Dylan Perera

Personal information
- Full name: Dylan José Perera Plasencia
- Date of birth: 12 May 2003 (age 23)
- Place of birth: Santa Cruz de Tenerife, Spain
- Height: 1.73 m (5 ft 8 in)
- Position: Attacking midfielder

Team information
- Current team: Tenerife
- Number: 28

Youth career
- San José
- 2013–2020: Tenerife

Senior career*
- Years: Team / Apps / (Gls)
- 2020–2021: Tenerife C / 4 / (1)
- 2020–: Tenerife B / 125 / (14)
- 2020–: Tenerife / 4 / (0)

= Dylan Perera =

Spanish footballer

Dylan José Perera Plasencia (born 12 May 2003), sometimes known simply as Dylan, is a Spanish professional footballer who plays as an attacking midfielder for CD Tenerife.

==Club career==
Born in Santa Cruz de Tenerife, Canary Islands, Perera joined CD Tenerife's youth setup in 2013, from SD San José. He made his senior debut with the C-team on 24 October 2020, starting in a 2–1 Interinsular Preferente de Tenerife away loss against UD Las Zocas.

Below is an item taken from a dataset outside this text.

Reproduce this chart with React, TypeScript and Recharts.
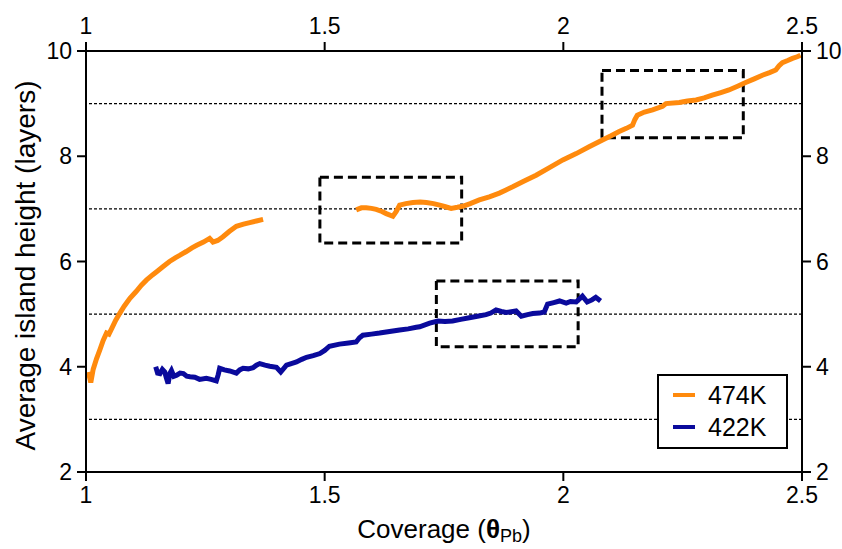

Perera first appeared with the reserves in Tercera División on 8 November 2020, in a 1–2 loss at CD Mensajero. Six days later, he scored his first senior goal, netting the C's third in a 5–2 home routing of Real Unión Tenerife, and started training with the main squad late in the month.

On 15 December 2020, at the age of 17 years, 7 months, and 3 days, Perera made his first team debut, coming on as a substitute for fellow youth graduate Javi Alonso in the extra time of a 2–0 away success over Sestao River Club, for the season's Copa del Rey. The following 21 July, he renewed his contract until 2025.

After helping the B-team in their promotion to Segunda Federación, Perera made his professional debut for Tete on 26 May 2024, replacing José María Amo late into a 1–1 Segunda División away draw against Burgos CF.